São pouco mais de trinta e sete minutos de espaço e de tempo. Deu-se ao mundo com nome de refrigerante, mas os seus componentes são de outra ordem, menos gustativa e mais mental. E assim, a droga virou música com Ash Ra Tempel e Timothy Leary.
Seven Up faz cinquenta anos em 2023. É um álbum olhado com certa desconfiança no meio de alguns amantes do chamado krautrock. Por outros, como Julian Cope no seu Krautrocksampler (um clássico roteiro dos cinquenta melhores álbuns do género), é uma obra digna do seguinte comentário: “The result is an extreme gem, a flash of hysterical white lightning, and a pre-punk Technicolour yawn in the grandest of tradition.” Nada a acrescentar, embora nos pareça curto. Seven Up é igualmente um disco onde o blues tem lugar importante, embora varrido por aragens vindas das delirantes e assombradas cabeças de Manuel Göttsching, Hartmut Enke, Michael Duwe (o trio Ash Ra Tempel da altura) e Timothy Leary, pois claro, um convidado bem especial. No lado A do vinil, um único tema, “Space”. No outro lado, “Time”. Duas fatias de música de difícil classificação, é certo, mas que nos guiam por caminhos que nem sequer imaginaríamos que pudessem existir. Não podemos garantir que Seven Up se ouça com agrado do princípio ao fim. Por vezes, o disco não é amigo de ouvidos menos preparados, mas se entrarem nele precavidos, se lhe derem a hipótese que julgamos merecer, pode bem acontecer que fiquem fregueses e retomem a conversa entre quem ouve (nós, pois claro) e quem em 1973 se deu a ouvir, voltando a pousar de novo a agulha no início da viagem. A recente edição comemorativa do seu meio século de existência vale bem a pena. Capa lindíssima, formato gatefold, e ainda o folheto “Instruction Manual for Pleasure Panel”, ensaio feito pelo conhecido doutor LSD.
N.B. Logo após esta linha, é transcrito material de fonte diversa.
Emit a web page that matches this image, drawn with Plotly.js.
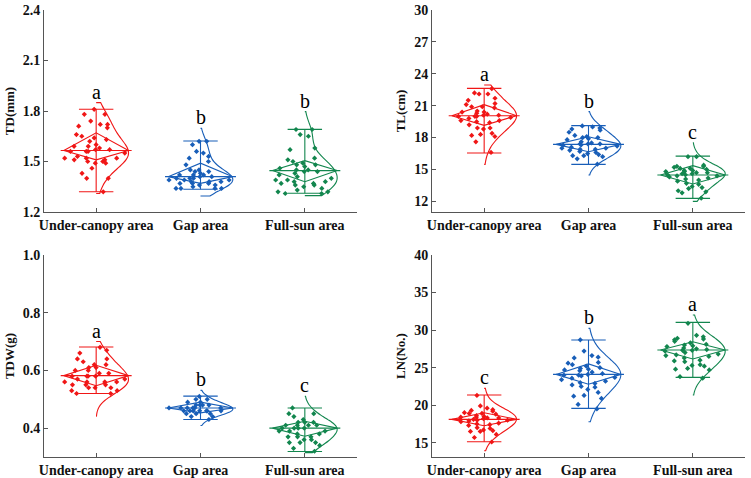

O álbum abre com “Space”, 16.03 minutos que se apresentam repartidos em quatro fatias sonoras distintas, que oscilam entre o blues de “Downtown”, o psicadelismo de “Power Drive” e as ambiências alucinadas, frenéticas e roqueiras de “Right Hand Lover” e “Velvet Genes”, onde alguns gritos, gemidos e canto lhes dão corpo e substância. É sobretudo nestes dois últimos momentos que percebemos o estado mental deste grupo de artistas, habitantes de um espaço sonoro mais ou menos fantasmagórico, onde a linguagem utilizada faria, seguramente, todo o sentido para quem estivesse munido das substâncias alucinogénias que Timothy Leary ia juntando aos litros de Seven Up (o refrigerante) que os músicos iam bebendo durante a gravação. A curiosa equação é fácil de enunciar: Seven Up + LSD + qualquer outra droga que existisse + música (guitarras, electrónica, baixo, bateria e vozes) e o álbum fez-se destes ingredientes.
No lado B da rodela, o ambiente sonoro é bem distinto do inicial. Aqui, ao contrário da energia de “Space”, temos o declínio, a descida em espiral, a trip demorada que se espreguiça durante a passagem do tempo. Assim é “Time”, que dura 21.15 minutos. Belo mas distante, quase inalcançável, momento perdido em vagas de som que passam e entram em nós por algumas frestas de entendimento e perceção. “Timeship”, “Neuron” e “She” são a sequência tripartida de “Time”, sendo que “She” recupera a segunda metade do álbum anterior dos Ash Ra Tempel (Schwingungen), embora não lhe copie os contornos exatos. Tudo em “Time” é onírico e belo. Tudo o que em Seven Up borbulha é génio e loucura, por isso, mesmo passados mais de cinquenta anos da sua gravação, sabe tão bem ouvir o que ainda tem para nos oferecer. Não sejam ingratos com este álbum. Ele poderá muito bem matar-vos a sede que talvez nem sequer saibam que existe dentro de cada um de vós.